*DATA SECTION*:

* START *

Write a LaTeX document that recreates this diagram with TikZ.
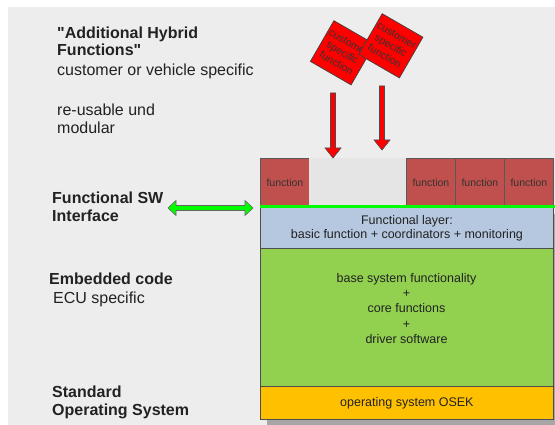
\documentclass[tikz,border=0pt]{standalone}
\usepackage{fontspec}
\setmainfont{Liberation Sans}
\newfontfamily\qfont{Liberation Sans}[Ligatures=TeXOff]
\usetikzlibrary{calc}
\definecolor{bg}{HTML}{EDEDED}
\definecolor{slotgray}{HTML}{E5E5E5}
\definecolor{fnred}{HTML}{C0504D}
\definecolor{layblue}{HTML}{B6C8E0}
\definecolor{laygreen}{HTML}{92D050}
\definecolor{layorange}{HTML}{FFC000}
\definecolor{txt}{HTML}{222222}
\definecolor{edge}{HTML}{4D4D4D}
\definecolor{shadowgray}{HTML}{A6A6A6}
\begin{document}
\begin{tikzpicture}[x=1pt,y=-1pt,
  lbl/.style={anchor=base west, inner sep=0pt, font=\fontsize{16}{18}\selectfont, text=txt},
  blbl/.style={anchor=base west, inner sep=0pt, font=\fontsize{16}{18}\selectfont\bfseries, text=txt},
  layer/.style={draw=edge, line width=0.8pt, inner sep=0pt, anchor=north west, minimum width=293pt, text=txt, font=\fontsize{12.5}{13}\selectfont, align=center},
  fnbox/.style={draw=black!65, line width=0.8pt, fill=fnred, anchor=north west, minimum width=49pt, minimum height=49pt, inner sep=0pt, font=\fontsize{10.5}{12}\selectfont, text=black!80},
  cust/.style={draw=black!75, line width=0.7pt, fill=red, minimum size=47pt, inner sep=0pt, rotate=-30, align=center, font=\fontsize{10.5}{12}\selectfont, text=black!80},
  redarrow/.style={fill=red, draw=black!70, line width=0.6pt, line join=miter},
  greenarrow/.style={fill=green, draw=black!60, line width=0.6pt, line join=miter},
  stacktext/.style={inner sep=0pt, align=center, text=txt, font=\fontsize{12.5}{15.3}\selectfont}
]
\useasboundingbox (0,0) rectangle (555,425);
\fill[white] (0,0) rectangle (555,425);
\fill[bg] (8,7) rectangle (555,425);

% shadow
\fill[shadowgray] (267,214) rectangle (560,426);

% layers
\node[layer, fill=layblue, minimum height=41pt] (func) at (260,207) {Functional layer:\\[1pt]basic function + coordinators + monitoring};
\node[layer, fill=laygreen, minimum height=138pt] (emb) at (260,248) {};
\node[layer, fill=layorange, minimum height=33pt] (os) at (260,386) {operating system OSEK};
\node[stacktext] (embtext) at (406.5,308.5) {base system functionality\\+\\core functions\\+\\driver software};

% function boxes and slot
\node[fnbox] (f1) at (260,158) {function};
\node[fill=slotgray, anchor=north west, minimum width=97pt, minimum height=49pt, inner sep=0pt] (slot) at (309,158) {};
\node[fnbox] (f2) at (406,158) {function};
\node[fnbox] (f3) at (455,158) {function};
\node[fnbox] (f4) at (504,158) {function};

% interface line
\coordinate (il) at (260,207);
\coordinate (ir) at (555,207);
\draw[green, line width=3pt] (il) -- (ir);

% red arrows
\coordinate (ra1) at (333,93);
\coordinate (ra2) at (333,158);
\filldraw[redarrow] ($(ra1)+(-2.5,0)$) -- ($(ra2)+(-2.5,-10)$) -- ($(ra2)+(-8,-10)$) -- (ra2) -- ($(ra2)+(8,-10)$) -- ($(ra2)+(2.5,-10)$) -- ($(ra1)+(2.5,0)$) -- cycle;
\coordinate (rb1) at (382,86);
\coordinate (rb2) at (382,150);
\filldraw[redarrow] ($(rb1)+(-2.5,0)$) -- ($(rb2)+(-2.5,-10)$) -- ($(rb2)+(-8,-10)$) -- (rb2) -- ($(rb2)+(8,-10)$) -- ($(rb2)+(2.5,-10)$) -- ($(rb1)+(2.5,0)$) -- cycle;

% green double arrow
\coordinate (ga) at (168,208);
\coordinate (gb) at (253,208);
\filldraw[greenarrow] (ga) -- ($(ga)+(8,-7.5)$) -- ($(ga)+(8,-2.5)$) -- ($(gb)+(-8,-2.5)$) -- ($(gb)+(-8,-7.5)$) -- (gb) -- ($(gb)+(-8,7.5)$) -- ($(gb)+(-8,2.5)$) -- ($(ga)+(8,2.5)$) -- ($(ga)+(8,7.5)$) -- cycle;

% customer specific squares
\node[cust] (c1) at (342.5,52.8) {customer\\specific\\function};
\node[cust] (c2) at (390.8,45.8) {customer\\specific\\function};

% left labels
\node[blbl] (t1) at (57,39) {{\qfont\bfseries "}Additional Hybrid};
\node[blbl] (t2) at (57,56) {Functions{\qfont\bfseries "}};
\node[lbl] (t3) at (57,76) {customer or vehicle specific};
\node[lbl] (t4) at (57,116) {re-usable und};
\node[lbl] (t5) at (57,134) {modular};

\node[blbl] (s1) at (52,204) {Functional SW};
\node[blbl] (s2) at (52,222) {Interface};
\node[blbl] (e1) at (49,285) {Embedded code};
\node[lbl] (e2) at (53,303) {ECU specific};
\node[blbl] (o1) at (52,397) {Standard};
\node[blbl] (o2) at (52,415) {Operating System};
\end{tikzpicture}
\end{document}
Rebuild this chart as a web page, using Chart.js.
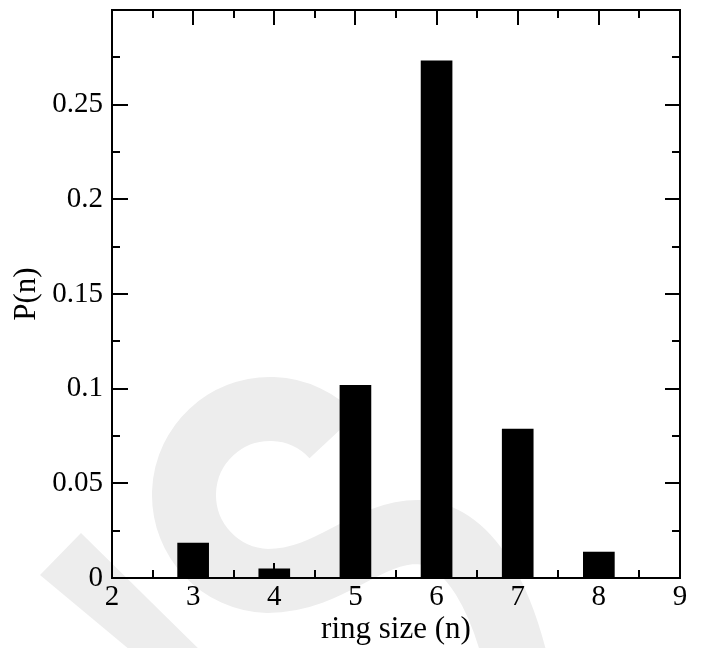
<!DOCTYPE html>
<html><head><meta charset="utf-8">
<style>html,body{margin:0;padding:0;background:#fff}#wrap{width:702px;height:648px}</style>
<script src="https://cdn.jsdelivr.net/npm/chart.js@4.4.1/dist/chart.umd.min.js"></script>
</head><body><div id="wrap"><canvas id="c" width="702" height="648"></canvas></div>
<script>
const ringSizes = [3, 4, 5, 6, 7, 8];
const probabilities = [0.0185, 0.0048, 0.1018, 0.2732, 0.0787, 0.0137];
const xTickValues = [2, 3, 4, 5, 6, 7, 8, 9];
const xTickLabels = ['2', '3', '4', '5', '6', '7', '8', '9'];
const yTickValues = [0, 0.05, 0.1, 0.15, 0.2, 0.25];
const yTickLabels = ['0', '0.05', '0.1', '0.15', '0.2', '0.25'];
const xTitle = 'ring size (n)';
const yTitle = 'P(n)';

const FONT = '"Liberation Serif", "Times New Roman", serif';

const watermark = {
  id: 'watermark',
  beforeDraw(chart) {
    const ctx = chart.ctx;
    ctx.save();
    ctx.fillStyle = '#ededed';
    ctx.strokeStyle = '#ededed';
    ctx.beginPath();
    ctx.moveTo(40, 575); ctx.lineTo(81, 533); ctx.lineTo(210, 660); ctx.lineTo(142, 660);
    ctx.closePath(); ctx.fill();
    ctx.lineWidth = 64; ctx.lineCap = 'butt';
    ctx.beginPath();
    ctx.arc(270, 495, 86, -0.75, 1.6, true);
    ctx.bezierCurveTo(330, 581, 365, 532, 418, 532);
    ctx.bezierCurveTo(470, 534, 505, 600, 522, 690);
    ctx.stroke();
    ctx.restore();
  }
};

const frameTicks = {
  id: 'frameTicks',
  afterDraw(chart) {
    const ctx = chart.ctx, a = chart.chartArea;
    const xs = chart.scales.x, ys = chart.scales.y;
    ctx.save();
    ctx.strokeStyle = '#000'; ctx.lineWidth = 2; ctx.lineCap = 'butt';
    ctx.strokeRect(a.left, a.top, a.right - a.left, a.bottom - a.top);
    const line = (x1, y1, x2, y2) => { ctx.beginPath(); ctx.moveTo(x1, y1); ctx.lineTo(x2, y2); ctx.stroke(); };
    const xStep = xTickValues[1] - xTickValues[0];
    xTickValues.forEach(v => {
      const p = Math.round(xs.getPixelForValue(v));
      line(p, a.bottom, p, a.bottom - 15); line(p, a.top, p, a.top + 15);
      const m = v + xStep / 2;
      if (m < xs.max) {
        const q = Math.round(xs.getPixelForValue(m));
        line(q, a.bottom, q, a.bottom - 8); line(q, a.top, q, a.top + 8);
      }
    });
    const yStep = yTickValues[1] - yTickValues[0];
    yTickValues.forEach(v => {
      const p = Math.round(ys.getPixelForValue(v));
      line(a.left, p, a.left + 16, p); line(a.right, p, a.right - 15, p);
      const m = v + yStep / 2;
      if (m < ys.max) {
        const q = Math.round(ys.getPixelForValue(m));
        line(a.left, q, a.left + 8, q); line(a.right, q, a.right - 8, q);
      }
    });
    ctx.restore();
  }
};

new Chart(document.getElementById('c'), {
  type: 'bar',
  data: {
    datasets: [{
      data: ringSizes.map((x, i) => ({ x: x, y: probabilities[i] })),
      backgroundColor: '#000',
      borderWidth: 0,
      barThickness: 31
    }]
  },
  options: {
    responsive: false,
    animation: false,
    layout: { padding: { top: 10, right: 22, left: 0, bottom: 0 } },
    plugins: { legend: { display: false }, tooltip: { enabled: false } },
    scales: {
      x: {
        type: 'linear', min: 2, max: 9, offset: false,
        afterBuildTicks: s => { s.ticks = xTickValues.map(v => ({ value: v })); },
        ticks: { autoSkip: false, maxRotation: 0, padding: 2, color: '#000',
                 font: { family: FONT, size: 29 }, callback: (v, i) => xTickLabels[i] },
        grid: { display: false, drawTicks: false },
        border: { display: false },
        title: { display: true, text: xTitle, color: '#000',
                 font: { family: FONT, size: 31, lineHeight: 1 }, padding: { top: 0, bottom: 3 } },
        afterFit: s => { s.height = 70; s.paddingLeft = 0; s.paddingRight = 0; }
      },
      y: {
        min: 0, max: 0.3,
        afterBuildTicks: s => { s.ticks = yTickValues.map(v => ({ value: v })); },
        ticks: { padding: 9, color: '#000', font: { family: FONT, size: 29 },
                 callback: (v, i) => yTickLabels[i] },
        grid: { display: false, drawTicks: false },
        border: { display: false },
        title: { display: true, text: yTitle, color: '#000',
                 font: { family: FONT, size: 31, lineHeight: 1 }, padding: { top: 11, bottom: 0 } },
        afterFit: s => { s.width = 112; s.paddingTop = 0; s.paddingBottom = 0; }
      }
    }
  },
  plugins: [watermark, frameTicks]
});
</script>
</body></html>
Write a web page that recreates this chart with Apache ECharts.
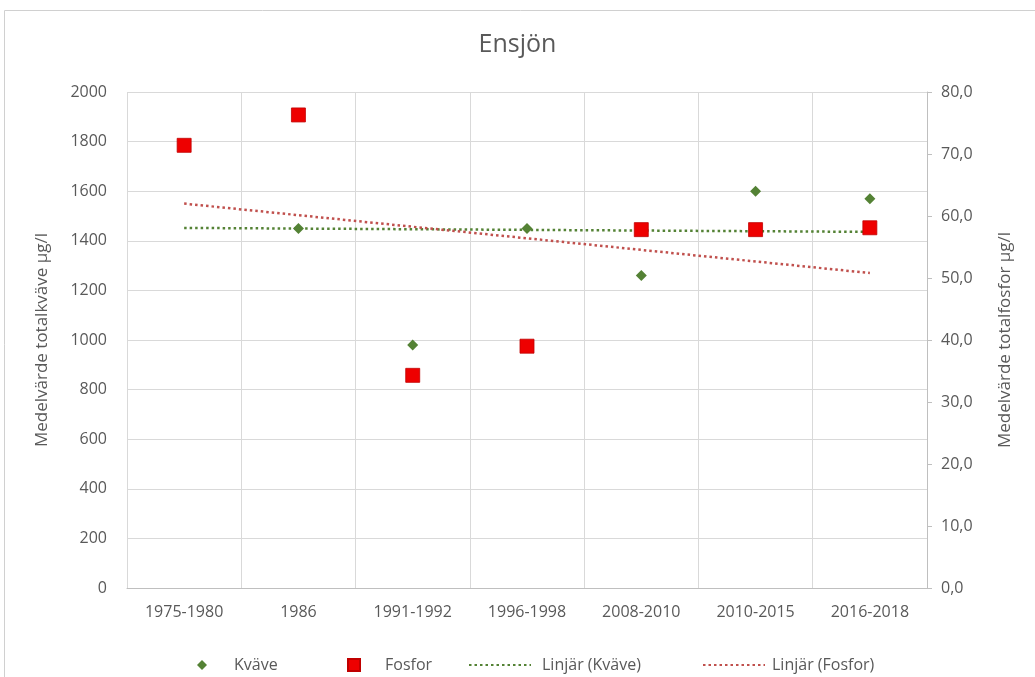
<!DOCTYPE html>
<html><head><meta charset="utf-8">
<script src="https://cdn.jsdelivr.net/npm/echarts@6/dist/echarts.min.js"></script>
<style>html,body{margin:0;padding:0;background:#fff}#c{width:1035px;height:677px}</style>
</head><body><div id="c"></div>
<script>
const categories = ['1975-1980','1986','1991-1992','1996-1998','2008-2010','2010-2015','2016-2018'];
const kvave = [1780, 1450, 980, 1450, 1260, 1600, 1570];
const fosfor = [71.4, 76.3, 34.3, 39.0, 57.8, 57.8, 58.1];
const kvaveTrendEnds = [1452, 1436];
const fosforTrendEnds = [62.0, 50.8];
const leftTicks = {min: 0, max: 2000, interval: 200};
const rightTicks = {min: 0, max: 80, interval: 10};

const gray = '#595959';
const font = 'Open Sans';
const chart = echarts.init(document.getElementById('c'));
const lastCat = categories[categories.length - 1];
chart.setOption({
  animation: false,
  textStyle: {fontFamily: font},
  title: {text: 'Ensjön', left: 'center', top: 27, textStyle: {fontFamily: font, fontSize: 25, fontWeight: 'normal', color: gray}},
  graphic: [{type: 'rect', shape: {x: 4.5, y: 10.5, width: 1100, height: 800}, style: {fill: 'none', stroke: '#d0d0d0', lineWidth: 1}, silent: true, z: -10}],
  grid: {left: 127, right: 108, top: 92, bottom: 89},
  legend: [
    {data: [{name: 'Kväve', icon: 'diamond'}], left: 192, top: 652, itemWidth: 10, itemHeight: 10, textStyle: {color: gray, fontSize: 16, fontFamily: font, padding: [0,0,0,22]}},
    {data: [{name: 'Fosfor', icon: 'rect'}], left: 342, top: 652, itemWidth: 12, itemHeight: 12, textStyle: {color: gray, fontSize: 16, fontFamily: font, padding: [0,0,0,20]}},
    {data: [{name: 'Linjär (Kväve)', itemStyle: {opacity: 0}}], left: 463, top: 652, itemWidth: 62, itemHeight: 14, textStyle: {color: gray, fontSize: 16, fontFamily: font, padding: [0,0,0,6]}},
    {data: [{name: 'Linjär (Fosfor)', itemStyle: {opacity: 0}}], left: 697, top: 652, itemWidth: 62, itemHeight: 14, textStyle: {color: gray, fontSize: 16, fontFamily: font, padding: [0,0,0,2]}}
  ],
  xAxis: {
    type: 'category', data: categories, boundaryGap: true,
    axisLine: {show: true, lineStyle: {color: '#bfbfbf'}},
    axisTick: {show: false},
    splitLine: {show: true, lineStyle: {color: '#d9d9d9'}},
    axisLabel: {color: gray, fontSize: 16, fontFamily: font, margin: 16, interval: 0}
  },
  yAxis: [
    {type: 'value', min: leftTicks.min, max: leftTicks.max, interval: leftTicks.interval,
     name: 'Medelvärde totalkväve µg/l', nameLocation: 'middle', nameGap: 76,
     nameTextStyle: {color: gray, fontSize: 17, fontFamily: font},
     axisLine: {show: false}, axisTick: {show: false},
     splitLine: {show: true, lineStyle: {color: '#d9d9d9'}},
     axisLabel: {color: gray, fontSize: 16, fontFamily: font, margin: 20, formatter: v => String(v)}},
    {type: 'value', min: rightTicks.min, max: rightTicks.max, interval: rightTicks.interval, position: 'right',
     name: 'Medelvärde totalfosfor µg/l', nameLocation: 'middle', nameGap: 70, nameRotate: 90,
     nameTextStyle: {color: gray, fontSize: 17, fontFamily: font},
     axisLine: {show: true, lineStyle: {color: '#bfbfbf'}},
     axisTick: {show: true, length: 5, lineStyle: {color: '#bfbfbf'}},
     splitLine: {show: false},
     axisLabel: {color: gray, fontSize: 16, fontFamily: font, margin: 14, formatter: v => v.toFixed(1).replace('.', ',')}}
  ],
  series: [
    {name: 'Linjär (Kväve)', type: 'line', yAxisIndex: 0, z: 2, symbol: 'none',
     data: [[categories[0], kvaveTrendEnds[0]], [lastCat, kvaveTrendEnds[1]]],
     itemStyle: {color: '#548235'}, lineStyle: {color: '#548235', width: 2.5, type: [2.5, 3]}},
    {name: 'Linjär (Fosfor)', type: 'line', yAxisIndex: 1, z: 2, symbol: 'none',
     data: [[categories[0], fosforTrendEnds[0]], [lastCat, fosforTrendEnds[1]]],
     itemStyle: {color: '#c0504d'}, lineStyle: {color: '#c0504d', width: 2.5, type: [2.5, 3]}},
    {name: 'Kväve', type: 'scatter', yAxisIndex: 0, z: 3, symbol: 'diamond', symbolSize: 11,
     data: kvave, itemStyle: {color: '#548235', opacity: 1}},
    {name: 'Fosfor', type: 'scatter', yAxisIndex: 1, z: 4, symbol: 'rect', symbolSize: 14,
     data: fosfor, itemStyle: {color: '#ee0000', opacity: 1, borderColor: '#c00000', borderWidth: 0.8}}
  ]
});
</script></body></html>
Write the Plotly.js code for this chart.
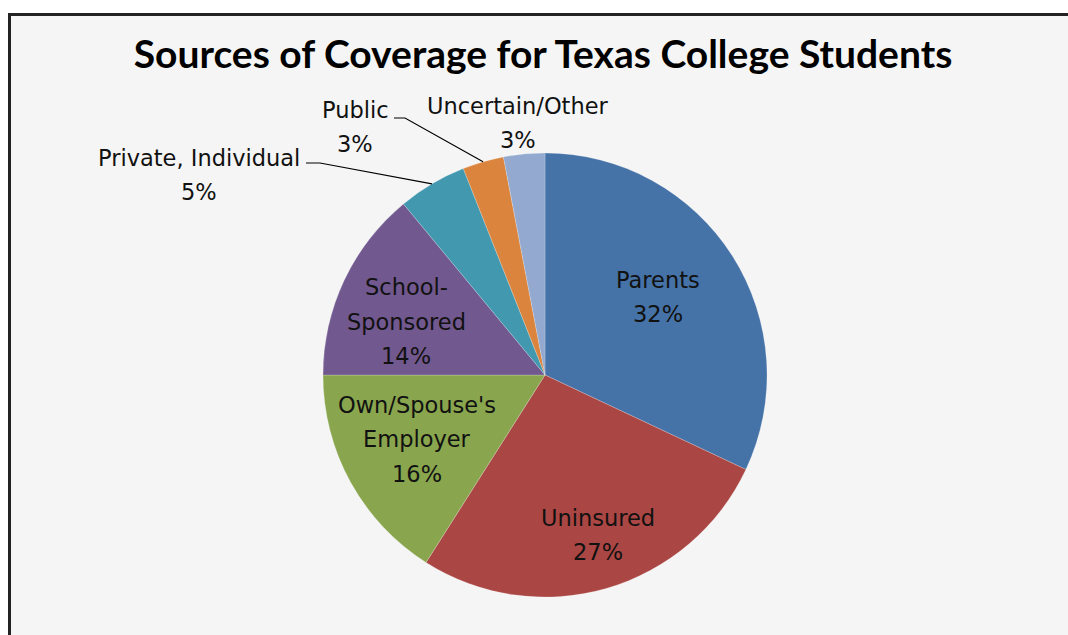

* END *

*WORK REQUIRED*:
Return, please, the exact lines from the beginning of the entries above through the line containing "(embtext) at (406.5,308.5)", both included; pictures are left out.

*TASK ANSWER*:
Write a LaTeX document that recreates this diagram with TikZ.
\documentclass[tikz,border=0pt]{standalone}
\usepackage{fontspec}
\setmainfont{Liberation Sans}
\newfontfamily\qfont{Liberation Sans}[Ligatures=TeXOff]
\usetikzlibrary{calc}
\definecolor{bg}{HTML}{EDEDED}
\definecolor{slotgray}{HTML}{E5E5E5}
\definecolor{fnred}{HTML}{C0504D}
\definecolor{layblue}{HTML}{B6C8E0}
\definecolor{laygreen}{HTML}{92D050}
\definecolor{layorange}{HTML}{FFC000}
\definecolor{txt}{HTML}{222222}
\definecolor{edge}{HTML}{4D4D4D}
\definecolor{shadowgray}{HTML}{A6A6A6}
\begin{document}
\begin{tikzpicture}[x=1pt,y=-1pt,
  lbl/.style={anchor=base west, inner sep=0pt, font=\fontsize{16}{18}\selectfont, text=txt},
  blbl/.style={anchor=base west, inner sep=0pt, font=\fontsize{16}{18}\selectfont\bfseries, text=txt},
  layer/.style={draw=edge, line width=0.8pt, inner sep=0pt, anchor=north west, minimum width=293pt, text=txt, font=\fontsize{12.5}{13}\selectfont, align=center},
  fnbox/.style={draw=black!65, line width=0.8pt, fill=fnred, anchor=north west, minimum width=49pt, minimum height=49pt, inner sep=0pt, font=\fontsize{10.5}{12}\selectfont, text=black!80},
  cust/.style={draw=black!75, line width=0.7pt, fill=red, minimum size=47pt, inner sep=0pt, rotate=-30, align=center, font=\fontsize{10.5}{12}\selectfont, text=black!80},
  redarrow/.style={fill=red, draw=black!70, line width=0.6pt, line join=miter},
  greenarrow/.style={fill=green, draw=black!60, line width=0.6pt, line join=miter},
  stacktext/.style={inner sep=0pt, align=center, text=txt, font=\fontsize{12.5}{15.3}\selectfont}
]
\useasboundingbox (0,0) rectangle (555,425);
\fill[white] (0,0) rectangle (555,425);
\fill[bg] (8,7) rectangle (555,425);

% shadow
\fill[shadowgray] (267,214) rectangle (560,426);

% layers
\node[layer, fill=layblue, minimum height=41pt] (func) at (260,207) {Functional layer:\\[1pt]basic function + coordinators + monitoring};
\node[layer, fill=laygreen, minimum height=138pt] (emb) at (260,248) {};
\node[layer, fill=layorange, minimum height=33pt] (os) at (260,386) {operating system OSEK};
\node[stacktext] (embtext) at (406.5,308.5) {base system functionality\\+\\core functions\\+\\driver software};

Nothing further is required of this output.